## [SET TASK]
Please reproduce the lines of the records below from the one holding "What React, TypeScript" through the one holding "stroke: '#ffffff', strokeWidth: 2", inclusive, skipping all pictures.

(Rows from a dataset of charts and code)
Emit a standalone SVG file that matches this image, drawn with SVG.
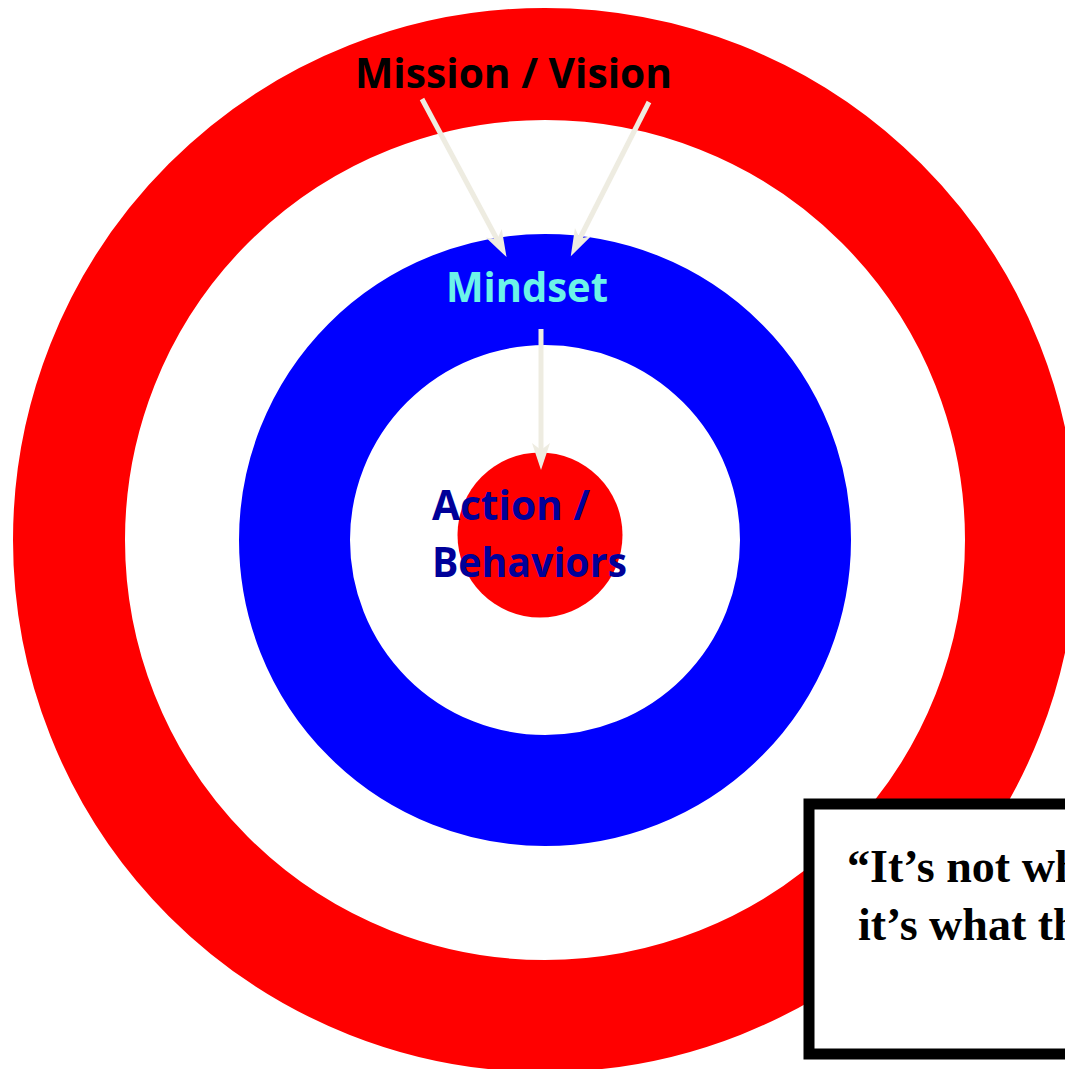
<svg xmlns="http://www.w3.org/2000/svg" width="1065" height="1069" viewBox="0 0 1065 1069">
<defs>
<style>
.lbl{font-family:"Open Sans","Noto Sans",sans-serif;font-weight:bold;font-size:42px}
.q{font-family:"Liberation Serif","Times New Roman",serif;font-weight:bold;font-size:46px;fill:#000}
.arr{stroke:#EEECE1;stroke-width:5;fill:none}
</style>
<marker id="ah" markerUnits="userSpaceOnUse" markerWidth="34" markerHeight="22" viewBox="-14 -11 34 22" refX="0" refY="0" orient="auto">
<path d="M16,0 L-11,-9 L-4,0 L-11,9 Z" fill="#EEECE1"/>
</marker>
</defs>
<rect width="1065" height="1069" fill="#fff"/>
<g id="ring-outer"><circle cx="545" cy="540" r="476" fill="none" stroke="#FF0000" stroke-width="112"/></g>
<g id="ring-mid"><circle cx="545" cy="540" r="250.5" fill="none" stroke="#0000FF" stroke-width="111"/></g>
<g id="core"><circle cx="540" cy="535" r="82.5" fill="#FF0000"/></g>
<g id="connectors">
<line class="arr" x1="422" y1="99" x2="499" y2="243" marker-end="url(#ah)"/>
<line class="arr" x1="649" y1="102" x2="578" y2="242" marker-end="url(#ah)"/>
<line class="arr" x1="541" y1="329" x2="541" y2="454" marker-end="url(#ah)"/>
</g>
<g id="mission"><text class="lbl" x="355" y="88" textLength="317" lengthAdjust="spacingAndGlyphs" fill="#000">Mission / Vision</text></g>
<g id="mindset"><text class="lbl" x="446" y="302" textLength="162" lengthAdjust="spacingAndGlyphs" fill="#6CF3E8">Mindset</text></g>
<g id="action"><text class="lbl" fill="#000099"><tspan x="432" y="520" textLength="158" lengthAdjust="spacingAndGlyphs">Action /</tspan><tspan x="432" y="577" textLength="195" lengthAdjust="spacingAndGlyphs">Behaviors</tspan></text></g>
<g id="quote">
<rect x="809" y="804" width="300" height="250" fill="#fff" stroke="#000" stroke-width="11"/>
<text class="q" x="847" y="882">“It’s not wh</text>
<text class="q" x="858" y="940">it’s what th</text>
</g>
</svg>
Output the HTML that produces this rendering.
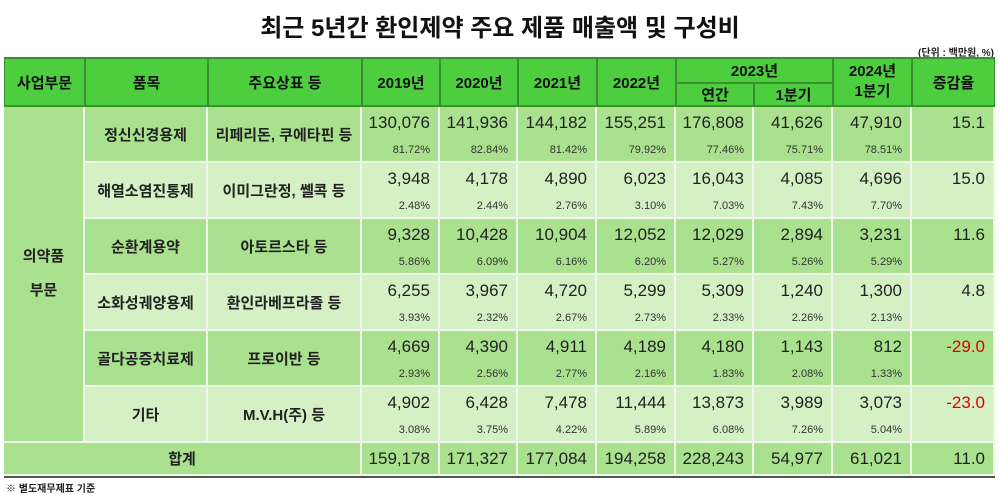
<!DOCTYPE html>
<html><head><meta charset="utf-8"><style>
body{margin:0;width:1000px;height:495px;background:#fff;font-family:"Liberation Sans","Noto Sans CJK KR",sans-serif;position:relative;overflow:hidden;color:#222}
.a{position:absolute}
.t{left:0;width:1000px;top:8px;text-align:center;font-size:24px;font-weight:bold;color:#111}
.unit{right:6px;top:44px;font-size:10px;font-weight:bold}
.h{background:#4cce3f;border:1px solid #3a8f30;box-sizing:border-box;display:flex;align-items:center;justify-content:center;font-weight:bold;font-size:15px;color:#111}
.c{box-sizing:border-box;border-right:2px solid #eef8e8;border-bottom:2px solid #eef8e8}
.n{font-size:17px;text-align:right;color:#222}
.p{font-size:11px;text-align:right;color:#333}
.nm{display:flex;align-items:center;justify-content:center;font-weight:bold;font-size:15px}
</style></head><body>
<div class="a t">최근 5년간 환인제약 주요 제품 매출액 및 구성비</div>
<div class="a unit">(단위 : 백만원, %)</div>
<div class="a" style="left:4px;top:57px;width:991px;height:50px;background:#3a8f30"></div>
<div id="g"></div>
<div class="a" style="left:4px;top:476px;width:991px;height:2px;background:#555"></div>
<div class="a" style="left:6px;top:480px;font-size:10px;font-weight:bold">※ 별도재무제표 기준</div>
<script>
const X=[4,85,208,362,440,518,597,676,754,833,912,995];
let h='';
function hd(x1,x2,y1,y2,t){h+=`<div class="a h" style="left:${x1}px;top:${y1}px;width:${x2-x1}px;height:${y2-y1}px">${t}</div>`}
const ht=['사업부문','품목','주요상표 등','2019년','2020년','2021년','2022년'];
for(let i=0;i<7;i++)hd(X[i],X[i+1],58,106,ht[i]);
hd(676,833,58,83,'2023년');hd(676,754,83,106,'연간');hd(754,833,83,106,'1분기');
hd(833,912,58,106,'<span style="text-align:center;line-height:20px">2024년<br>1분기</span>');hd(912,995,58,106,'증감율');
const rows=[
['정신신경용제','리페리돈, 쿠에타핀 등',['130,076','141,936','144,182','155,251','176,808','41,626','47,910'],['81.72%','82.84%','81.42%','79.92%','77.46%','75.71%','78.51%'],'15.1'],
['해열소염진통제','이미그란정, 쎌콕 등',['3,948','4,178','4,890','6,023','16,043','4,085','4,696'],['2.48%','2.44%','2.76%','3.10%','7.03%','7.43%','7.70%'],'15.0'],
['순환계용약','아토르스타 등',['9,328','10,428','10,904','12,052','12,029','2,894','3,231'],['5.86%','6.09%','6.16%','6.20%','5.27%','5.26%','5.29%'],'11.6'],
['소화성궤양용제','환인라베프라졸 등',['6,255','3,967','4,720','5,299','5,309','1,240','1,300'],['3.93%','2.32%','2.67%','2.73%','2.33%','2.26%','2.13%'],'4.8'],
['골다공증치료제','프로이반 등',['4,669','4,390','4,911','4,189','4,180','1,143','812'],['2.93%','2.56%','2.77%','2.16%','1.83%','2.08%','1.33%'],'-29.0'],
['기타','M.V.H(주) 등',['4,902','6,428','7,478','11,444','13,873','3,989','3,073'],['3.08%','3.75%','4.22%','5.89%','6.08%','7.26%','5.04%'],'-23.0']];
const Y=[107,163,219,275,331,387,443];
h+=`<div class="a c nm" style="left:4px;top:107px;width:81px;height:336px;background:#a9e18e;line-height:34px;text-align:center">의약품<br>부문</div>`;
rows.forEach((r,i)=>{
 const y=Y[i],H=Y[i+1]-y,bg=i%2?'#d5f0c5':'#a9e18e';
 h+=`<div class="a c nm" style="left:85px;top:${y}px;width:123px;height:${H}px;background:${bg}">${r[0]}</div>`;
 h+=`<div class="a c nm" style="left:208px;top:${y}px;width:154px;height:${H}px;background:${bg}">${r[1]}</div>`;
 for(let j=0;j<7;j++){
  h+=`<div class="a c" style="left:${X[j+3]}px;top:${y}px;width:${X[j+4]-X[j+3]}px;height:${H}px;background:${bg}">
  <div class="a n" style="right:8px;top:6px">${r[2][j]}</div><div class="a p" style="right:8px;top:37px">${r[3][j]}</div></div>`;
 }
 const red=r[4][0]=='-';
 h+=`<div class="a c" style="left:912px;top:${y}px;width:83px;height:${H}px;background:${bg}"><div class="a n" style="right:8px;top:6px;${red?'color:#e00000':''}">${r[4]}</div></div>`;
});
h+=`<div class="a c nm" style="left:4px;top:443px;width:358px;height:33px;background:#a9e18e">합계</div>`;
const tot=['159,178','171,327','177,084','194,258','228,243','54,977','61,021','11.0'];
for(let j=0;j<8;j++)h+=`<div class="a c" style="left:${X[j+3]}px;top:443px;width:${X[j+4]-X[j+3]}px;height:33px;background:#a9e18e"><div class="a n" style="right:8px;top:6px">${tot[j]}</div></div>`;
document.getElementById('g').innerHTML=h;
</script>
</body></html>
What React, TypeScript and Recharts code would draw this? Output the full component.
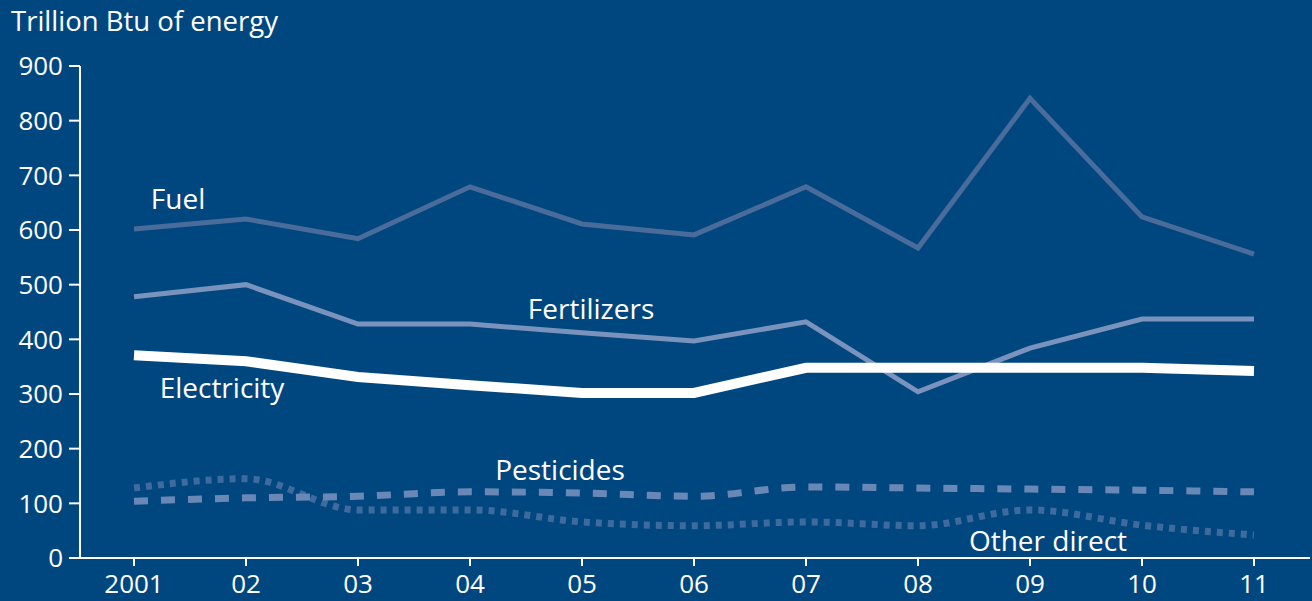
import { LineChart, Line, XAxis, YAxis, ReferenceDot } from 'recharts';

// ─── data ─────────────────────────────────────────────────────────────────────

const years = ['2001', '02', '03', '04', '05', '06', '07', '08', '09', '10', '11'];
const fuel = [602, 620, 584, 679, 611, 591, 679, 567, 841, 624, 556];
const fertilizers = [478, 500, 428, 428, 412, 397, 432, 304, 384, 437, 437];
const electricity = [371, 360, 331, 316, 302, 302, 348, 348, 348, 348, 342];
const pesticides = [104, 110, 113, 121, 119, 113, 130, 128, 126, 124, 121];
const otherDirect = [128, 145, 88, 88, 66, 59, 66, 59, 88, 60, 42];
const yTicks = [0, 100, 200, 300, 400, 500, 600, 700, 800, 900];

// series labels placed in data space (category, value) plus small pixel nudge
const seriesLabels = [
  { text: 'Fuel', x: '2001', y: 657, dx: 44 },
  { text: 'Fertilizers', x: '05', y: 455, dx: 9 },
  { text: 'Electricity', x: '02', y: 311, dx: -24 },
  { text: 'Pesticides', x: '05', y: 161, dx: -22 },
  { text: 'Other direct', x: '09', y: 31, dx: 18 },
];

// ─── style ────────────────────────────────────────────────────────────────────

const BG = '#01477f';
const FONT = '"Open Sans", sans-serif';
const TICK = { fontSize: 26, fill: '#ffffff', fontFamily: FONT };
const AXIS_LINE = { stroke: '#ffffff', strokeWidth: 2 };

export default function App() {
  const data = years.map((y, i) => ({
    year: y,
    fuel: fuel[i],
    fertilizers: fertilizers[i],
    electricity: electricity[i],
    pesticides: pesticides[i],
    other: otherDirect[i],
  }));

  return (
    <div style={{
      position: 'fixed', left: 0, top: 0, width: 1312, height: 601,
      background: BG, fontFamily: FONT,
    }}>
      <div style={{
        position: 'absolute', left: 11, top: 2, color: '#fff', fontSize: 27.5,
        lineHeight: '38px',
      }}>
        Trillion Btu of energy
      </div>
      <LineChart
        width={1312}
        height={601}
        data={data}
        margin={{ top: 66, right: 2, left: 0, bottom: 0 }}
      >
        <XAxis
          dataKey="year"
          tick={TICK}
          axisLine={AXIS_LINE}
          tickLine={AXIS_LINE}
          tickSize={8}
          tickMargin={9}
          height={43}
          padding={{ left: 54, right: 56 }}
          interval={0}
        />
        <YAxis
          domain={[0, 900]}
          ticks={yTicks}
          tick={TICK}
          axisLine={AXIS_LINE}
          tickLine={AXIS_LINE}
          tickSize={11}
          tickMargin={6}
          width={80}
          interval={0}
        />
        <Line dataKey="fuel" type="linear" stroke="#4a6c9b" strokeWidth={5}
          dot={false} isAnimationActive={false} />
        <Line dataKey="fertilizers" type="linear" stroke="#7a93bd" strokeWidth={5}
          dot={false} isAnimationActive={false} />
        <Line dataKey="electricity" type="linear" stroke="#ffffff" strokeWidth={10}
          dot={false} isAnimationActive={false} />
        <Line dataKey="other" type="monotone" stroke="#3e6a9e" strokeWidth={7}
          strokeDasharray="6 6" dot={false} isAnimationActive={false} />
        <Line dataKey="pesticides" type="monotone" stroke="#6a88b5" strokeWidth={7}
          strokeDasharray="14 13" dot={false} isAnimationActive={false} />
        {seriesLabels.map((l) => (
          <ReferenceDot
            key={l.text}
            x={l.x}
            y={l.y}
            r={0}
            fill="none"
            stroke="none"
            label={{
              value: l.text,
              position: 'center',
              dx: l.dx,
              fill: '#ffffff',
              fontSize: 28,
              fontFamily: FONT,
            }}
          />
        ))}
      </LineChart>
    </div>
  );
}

## [ANSWER TO THIS EXERCISE]
What React, TypeScript and Recharts code would draw this? Output the full component.
import { LineChart, Line, XAxis, YAxis, ReferenceDot } from 'recharts';

// ─── data ─────────────────────────────────────────────────────────────────────

const years = ['2001', '02', '03', '04', '05', '06', '07', '08', '09', '10', '11'];
const fuel = [602, 620, 584, 679, 611, 591, 679, 567, 841, 624, 556];
const fertilizers = [478, 500, 428, 428, 412, 397, 432, 304, 384, 437, 437];
const electricity = [371, 360, 331, 316, 302, 302, 348, 348, 348, 348, 342];
const pesticides = [104, 110, 113, 121, 119, 113, 130, 128, 126, 124, 121];
const otherDirect = [128, 145, 88, 88, 66, 59, 66, 59, 88, 60, 42];
const yTicks = [0, 100, 200, 300, 400, 500, 600, 700, 800, 900];

// series labels placed in data space (category, value) plus small pixel nudge
const seriesLabels = [
  { text: 'Fuel', x: '2001', y: 657, dx: 44 },
  { text: 'Fertilizers', x: '05', y: 455, dx: 9 },
  { text: 'Electricity', x: '02', y: 311, dx: -24 },
  { text: 'Pesticides', x: '05', y: 161, dx: -22 },
  { text: 'Other direct', x: '09', y: 31, dx: 18 },
];

// ─── style ────────────────────────────────────────────────────────────────────

const BG = '#01477f';
const FONT = '"Open Sans", sans-serif';
const TICK = { fontSize: 26, fill: '#ffffff', fontFamily: FONT };
const AXIS_LINE = { stroke: '#ffffff', strokeWidth: 2 };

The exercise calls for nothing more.